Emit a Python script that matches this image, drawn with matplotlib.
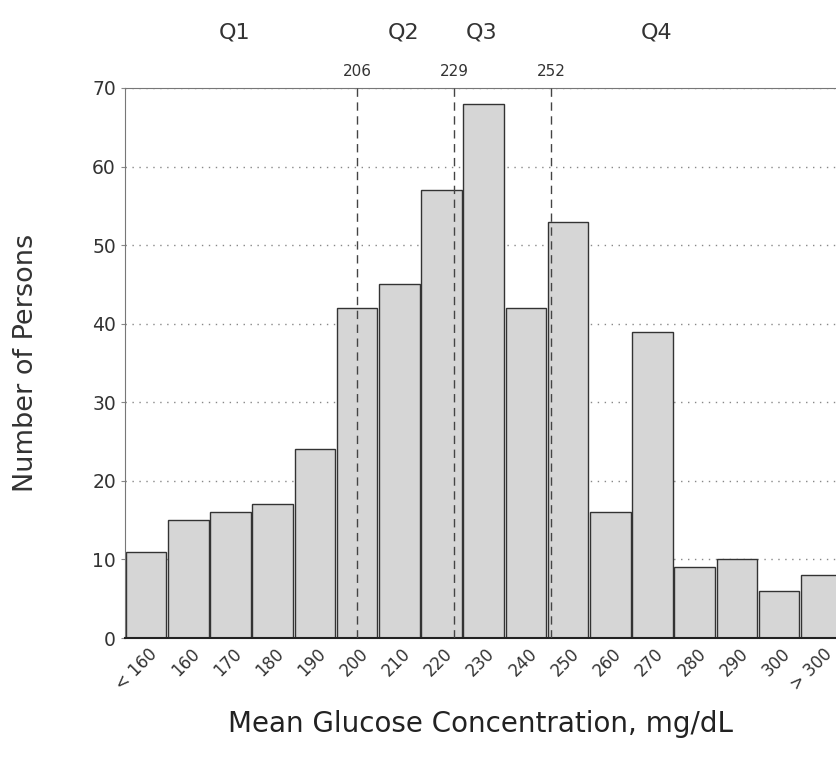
import numpy as np
import matplotlib.pyplot as plt

plt.rcParams['font.family'] = ['DejaVu Sans']

# bins of mean glucose (mg/dL) and counts
bins = ["< 160", "160", "170", "180", "190", "200", "210", "220", "230",
        "240", "250", "260", "270", "280", "290", "300", "> 300"]
counts = [11, 15, 16, 17, 24, 42, 45, 57, 68, 42, 53, 16, 39, 9, 10, 6, 8]

# quartile cut points and labels
cuts = [206, 229, 252]
quartiles = ["Q1", "Q2", "Q3", "Q4"]
quartile_x = [2.1, 6.1, 7.95, 12.1]


def glucose_to_pos(v):
    # bin "200" is index 5 and covers 200-210
    return (v - 200) / 10.0 + 4.5 - 0.1


fig = plt.figure(figsize=(8.36, 7.63), dpi=100)
ax = fig.add_axes([0.1495, 0.1638, 0.8505, 0.7209])

x = np.arange(len(bins))
ax.bar(x, counts, width=0.96, color="#d6d6d6", edgecolor="#333333",
       linewidth=1.0, zorder=2)

ax.set_xlim(-0.5, 16.35)
ax.set_ylim(0, 70)
ax.set_yticks(range(0, 80, 10))
ax.yaxis.grid(True, linestyle=(0, (1, 4)), color="#888888", linewidth=1.0, zorder=0)
ax.set_axisbelow(True)

for c in cuts:
    xp = glucose_to_pos(c)
    ax.axvline(xp, color="#444444", linestyle=(0, (6, 4)), linewidth=1.0, zorder=3)
    ax.text(xp, 71.2, str(c), ha="center", va="bottom", fontsize=11, color="#333333")

for q, qx in zip(quartiles, quartile_x):
    ax.text(qx, 75.8, q, ha="center", va="bottom", fontsize=16, color="#333333")

ax.set_xticks(x + 0.05)
ax.set_xticklabels(bins, rotation=45, ha="right", rotation_mode="anchor",
                   fontsize=12, color="#333333")
ax.tick_params(axis="x", length=0, pad=5)
ax.tick_params(axis="y", length=3, labelsize=13.5, labelcolor="#333333", color="#888888")

for s in ["top", "left", "bottom"]:
    ax.spines[s].set_color("#777777")
ax.spines["bottom"].set_color("#222222")
ax.spines["bottom"].set_linewidth(1.5)
ax.spines["right"].set_visible(False)

ax.set_xlabel("Mean Glucose Concentration, mg/dL", fontsize=20, color="#222222", labelpad=12)
ax.set_ylabel("Number of Persons", fontsize=19.5, color="#333333", labelpad=38)

fig.savefig("out.png", dpi=100)
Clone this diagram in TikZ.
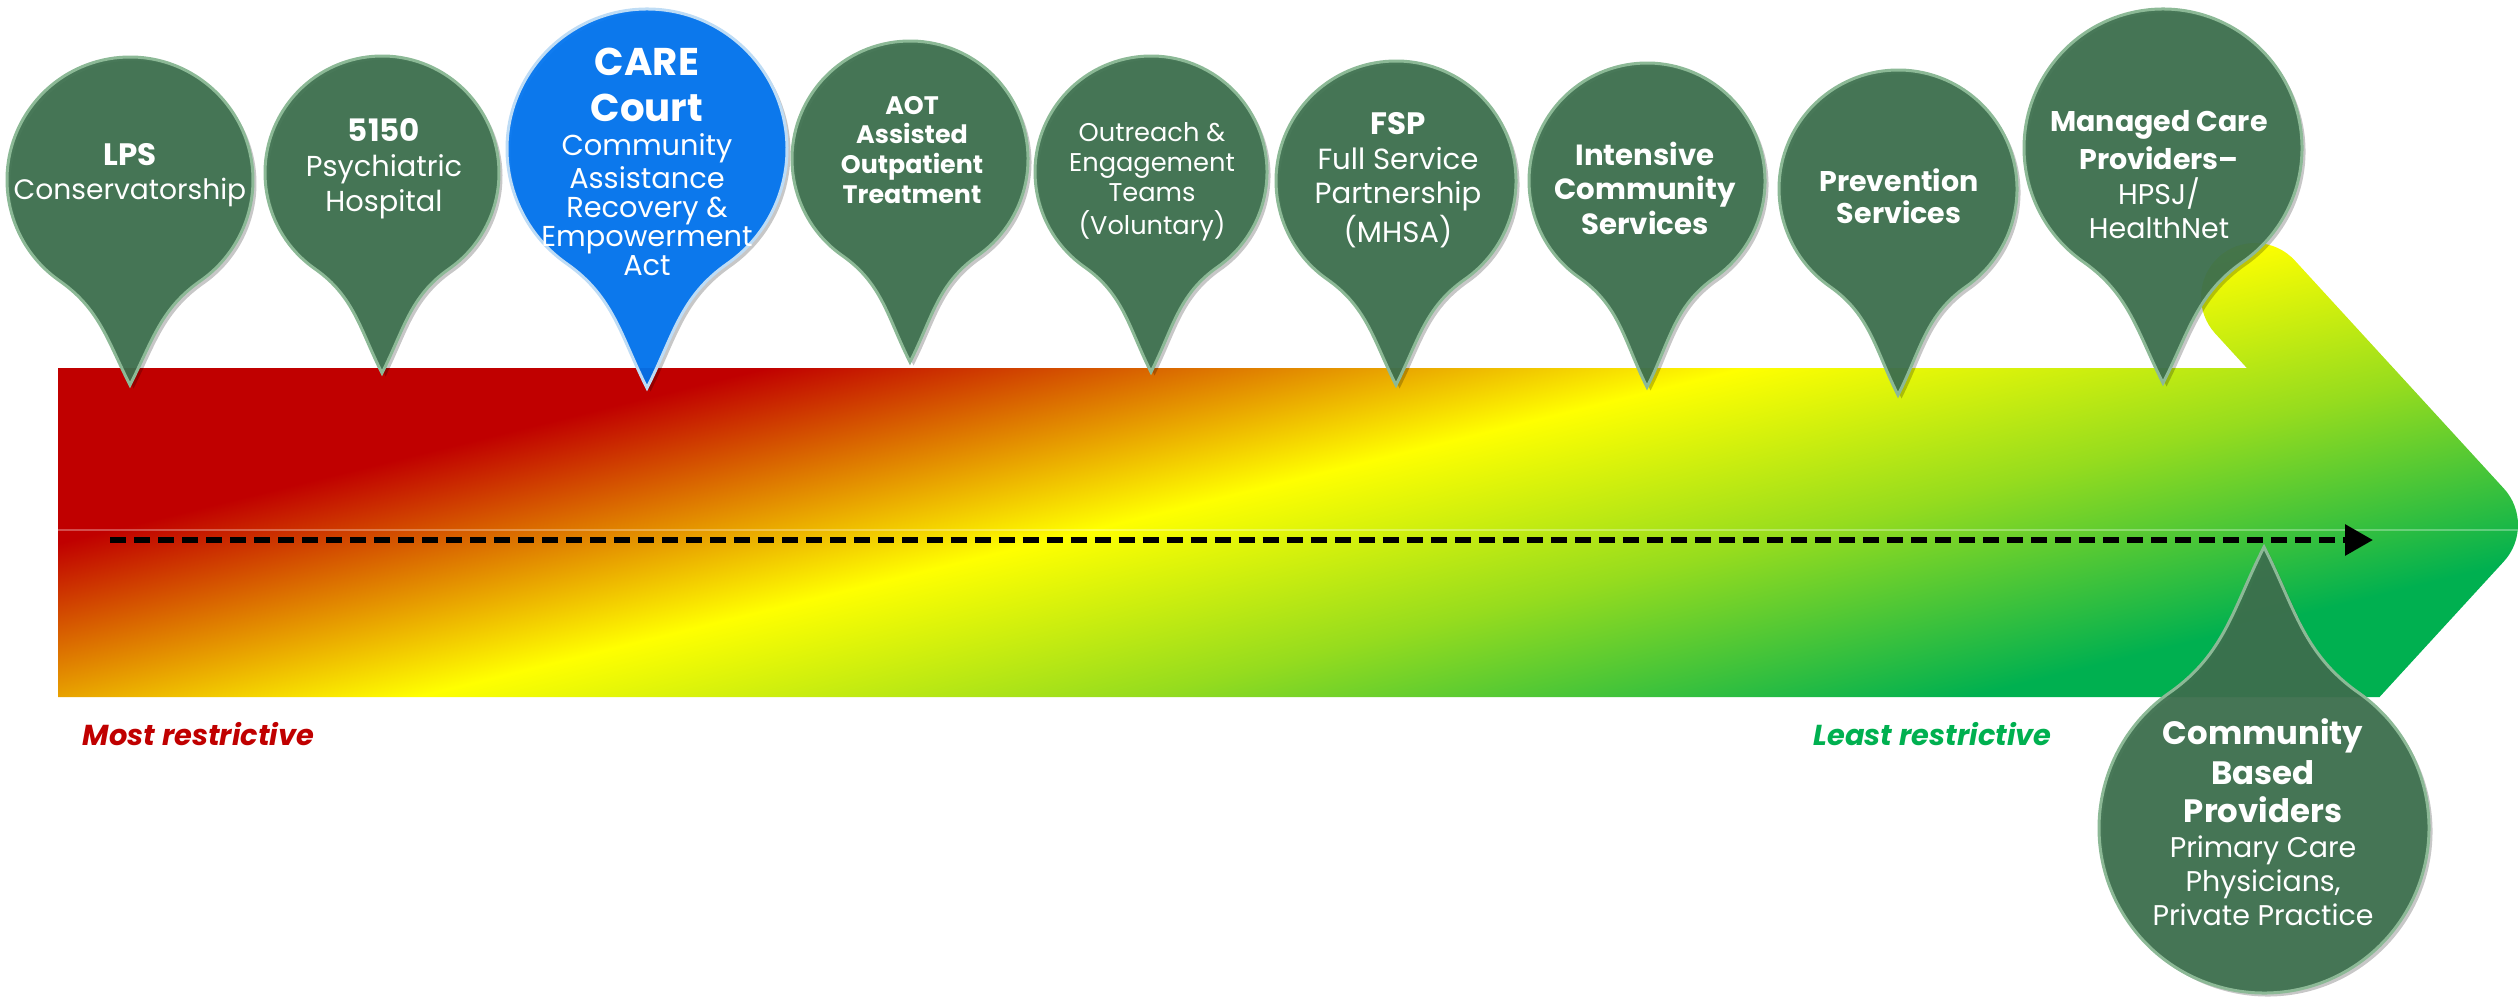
\documentclass[tikz,border=0pt]{standalone}
\usepackage{fontspec}
\setmainfont{Poppins}
\usetikzlibrary{arrows.meta,shadows}
\definecolor{arred}{RGB}{192,0,0}
\definecolor{aryellow}{RGB}{255,255,0}
\definecolor{armid}{RGB}{150,220,30}
\definecolor{argreen}{RGB}{0,176,80}
\definecolor{pingreen}{RGB}{61,112,78}
\definecolor{pinedge}{RGB}{140,185,150}
\definecolor{careblue}{RGB}{0,115,238}
\definecolor{careedge}{RGB}{190,220,245}
\pgfdeclarehorizontalshading{restr}{100bp}{color(0bp)=(arred); color(44.535bp)=(arred); color(49.073bp)=(aryellow); color(52.42bp)=(armid); color(56.265bp)=(argreen); color(100bp)=(argreen)}
\newcommand{\pinup}[5]{\path[#1,shift={(#2,#3)}] (0,-#5) to[out=117,in=-35] (235:#4) arc[start angle=235,end angle=-55,radius=#4] to[out=215,in=63] (0,-#5) -- cycle;}
\newcommand{\pindown}[5]{\path[#1,shift={(#2,#3)}] (0,#5) to[out=-117,in=35] (125:#4) arc[start angle=-235,end angle=55,radius=#4] to[out=145,in=-63] (0,#5) -- cycle;}
\newcommand{\fs}[2]{\fontsize{#1}{#2}\selectfont}
\begin{document}
\begin{tikzpicture}[x=0.01cm,y=0.01cm,
  pinbase/.style={line width=0.03cm, fill opacity=0.94,
    drop shadow={shadow xshift=0.035cm, shadow yshift=-0.035cm, opacity=0.22, fill=black}},
  greenpin/.style={pinbase, fill=pingreen, draw=pinedge},
  bluepin/.style={pinbase, fill=careblue, draw=careedge},
  pintext/.style={text=white, align=center, inner sep=0pt},
  endlabel/.style={anchor=base west, inner sep=0pt, font=\fs{8.2}{9}\bfseries\itshape},
  dashline/.style={line width=0.06cm, dash pattern=on 0.16cm off 0.08cm, -{Triangle[length=0.28cm,width=0.30cm]}}]
\useasboundingbox (0,0) rectangle (2519,-997);

% gradient arrow
\begin{scope}
  \clip (58,-368) -- (2246.8,-368) -- (2215.2,-333.5) arc[start angle=222.5,end angle=42.5,radius=54]
        -- (2503.8,-488.5) arc[start angle=42.5,end angle=-42.5,radius=54] -- (2379.5,-697) -- (58,-697) -- cycle;
  \shade[shading=restr, shading angle=-76.1] (-10,-1830) rectangle (2590,770);
  \draw[white, opacity=0.3, line width=0.02cm] (58,-530) -- (2519,-530);
\end{scope}

% pins
\pinup{greenpin}{130}{-180}{123}{205}
\pinup{greenpin}{382}{-173}{117}{200}
\pinup{bluepin}{647}{-149}{140}{239}
\pinup{greenpin}{910}{-159}{118}{203}
\pinup{greenpin}{1151}{-172}{116}{200}
\pinup{greenpin}{1396}{-181}{120}{204}
\pinup{greenpin}{1647}{-181}{118}{206}
\pinup{greenpin}{1898}{-189}{119}{206}
\pinup{greenpin}{2163}{-148}{139}{235}
\pindown{greenpin}{2264}{-828}{165}{281}

% pin texts
\node[pintext, font=\fs{8}{9.6}] (lps) at (130,-175) {{\bfseries\fs{8.8}{9.6}LPS}\\Conservatorship};
\node[pintext, font=\fs{8.2}{10}] (p5150) at (384,-169) {{\bfseries\fs{8.8}{10}5150}\\Psychiatric\\Hospital};
\node[pintext, font=\fs{8.2}{8.2}] (care) at (647,-162) {{\bfseries\fs{11}{8.2}CARE}\\[4.9pt]{\bfseries\fs{11}{8.2}Court}\\[1.5pt]Community\\Assistance\\Recovery \&\\Empowerment\\Act};
\node[pintext, font=\fs{7.2}{8.5}\bfseries] (aot) at (912,-150) {AOT\\Assisted\\Outpatient\\Treatment};
\node[pintext, font=\fs{7.3}{8.5}] (outreach) at (1152,-182) {Outreach \&\\Engagement\\Teams\\[0.9pt](Voluntary)};
\node[pintext, font=\fs{8.3}{9.9}] (fsp) at (1398,-180) {{\bfseries\fs{8.8}{9.9}FSP}\\Full Service\\Partnership\\(MHSA)};
\node[pintext, font=\fs{8.3}{9.8}\bfseries] (intensive) at (1645,-188) {Intensive\\Community\\Services};
\node[pintext, font=\fs{8.1}{9.1}\bfseries] (prevention) at (1899,-196) {Prevention\\Services};
\node[pintext, font=\fs{8.1}{9.8}] (managed) at (2159,-175) {{\bfseries Managed Care}\\[1pt]{\bfseries Providers–}\\HPSJ/\\HealthNet};
\node[pintext, font=\fs{8.1}{9.6}] (community) at (2263,-822) {{\bfseries\fs{9.2}{9.6}Community}\\[1.8pt]{\bfseries\fs{9.2}{9.6}Based}\\[1.2pt]{\bfseries\fs{9.2}{9.6}Providers}\\[0.4pt]Primary Care\\Physicians,\\Private Practice};

% dashed arrow
\coordinate (ds) at (110,-540);
\coordinate (de) at (2373,-540);
\draw[dashline] (ds) -- (de);

% end labels
\node[endlabel, text=arred] (most) at (82,-745) {Most restrictive};
\node[endlabel, text=argreen] (least) at (1813,-745) {Least restrictive};
\end{tikzpicture}
\end{document}
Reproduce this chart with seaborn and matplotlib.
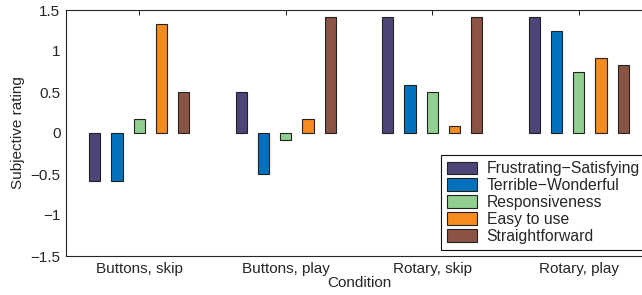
import pandas
import seaborn
import matplotlib
matplotlib.use("Agg")
import matplotlib.pyplot

conditions = ["Buttons, skip", "Buttons, play", "Rotary, skip", "Rotary, play"]
measures = ["Frustrating\u2212Satisfying", "Terrible\u2212Wonderful", "Responsiveness",
            "Easy to use", "Straightforward"]
frustratingSatisfying = [-0.58, 0.50, 1.42, 1.42]
terribleWonderful = [-0.58, -0.50, 0.58, 1.25]
responsiveness = [0.17, -0.08, 0.50, 0.75]
easyToUse = [1.33, 0.17, 0.08, 0.92]
straightforward = [0.50, 1.42, 1.42, 0.83]
colours = ["#4b4677", "#0072bd", "#90cf8f", "#f68b1f", "#8b5344"]

series = [frustratingSatisfying, terribleWonderful, responsiveness, easyToUse, straightforward]
rows = []
for measure, values in zip(measures, series):
	for condition, value in zip(conditions, values):
		rows.append({"Condition": condition, "Measure": measure, "Rating": value})
data = pandas.DataFrame(rows)

seaborn.set_style("white")
matplotlib.pyplot.rcParams["font.family"] = ["Liberation Sans", "DejaVu Sans"]
matplotlib.pyplot.rcParams["font.size"] = 11

fig = matplotlib.pyplot.figure(figsize=(6.42, 2.95), dpi=100)
ax = fig.add_axes([66 / 642, 39 / 295, 586 / 642, 246 / 295])

seaborn.barplot(data=data, x="Condition", y="Rating", hue="Measure", order=conditions,
	hue_order=measures, palette=colours, saturation=1, width=0.76, gap=0.49,
	edgecolor="#222222", linewidth=0.8, errorbar=None, ax=ax)

ax.set_xlim(-0.5, 3.5)
ax.set_ylim(-1.5, 1.5)
ax.set_yticks([-1.5, -1, -0.5, 0, 0.5, 1, 1.5])
ax.set_yticklabels(["\u22121.5", "\u22121", "\u22120.5", "0", "0.5", "1", "1.5"])
ax.set_xlabel("Condition", fontsize=11, labelpad=0, color="#262626")
ax.set_ylabel("Subjective rating", fontsize=11, labelpad=4, color="#262626")
ax.tick_params(direction="in", length=3.5, width=0.75, top=True, right=True,
	labelsize=11, labelcolor="#262626", colors="#262626", pad=4)
for spine in ax.spines.values():
	spine.set_visible(True)
	spine.set_color("#262626")
	spine.set_linewidth(0.8)

# legend sits in the lower right, its right edge runs off the figure like the original
legend = ax.legend(loc="lower left", bbox_to_anchor=(0.64, 0.024), fontsize=11.3,
	frameon=True, fancybox=False, edgecolor="#111111", framealpha=1,
	handlelength=1.9, handleheight=0.85, handletextpad=0.6, labelspacing=0.12,
	borderpad=0.4, borderaxespad=0)
legend.get_frame().set_linewidth(0.8)

fig.savefig("out.png", dpi=100)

+--

* _Short exercise_
Repeat exactly the lines from the first line of the records above through the line containing "ax.set_axisbelow(True)", leaving out the pictures.

* _Result for this exercise_
Emit a Python script that matches this image, drawn with matplotlib.
import numpy as np
import matplotlib.pyplot as plt

plt.rcParams['font.family'] = ['DejaVu Sans']

# bins of mean glucose (mg/dL) and counts
bins = ["< 160", "160", "170", "180", "190", "200", "210", "220", "230",
        "240", "250", "260", "270", "280", "290", "300", "> 300"]
counts = [11, 15, 16, 17, 24, 42, 45, 57, 68, 42, 53, 16, 39, 9, 10, 6, 8]

# quartile cut points and labels
cuts = [206, 229, 252]
quartiles = ["Q1", "Q2", "Q3", "Q4"]
quartile_x = [2.1, 6.1, 7.95, 12.1]


def glucose_to_pos(v):
    # bin "200" is index 5 and covers 200-210
    return (v - 200) / 10.0 + 4.5 - 0.1


fig = plt.figure(figsize=(8.36, 7.63), dpi=100)
ax = fig.add_axes([0.1495, 0.1638, 0.8505, 0.7209])

x = np.arange(len(bins))
ax.bar(x, counts, width=0.96, color="#d6d6d6", edgecolor="#333333",
       linewidth=1.0, zorder=2)

ax.set_xlim(-0.5, 16.35)
ax.set_ylim(0, 70)
ax.set_yticks(range(0, 80, 10))
ax.yaxis.grid(True, linestyle=(0, (1, 4)), color="#888888", linewidth=1.0, zorder=0)
ax.set_axisbelow(True)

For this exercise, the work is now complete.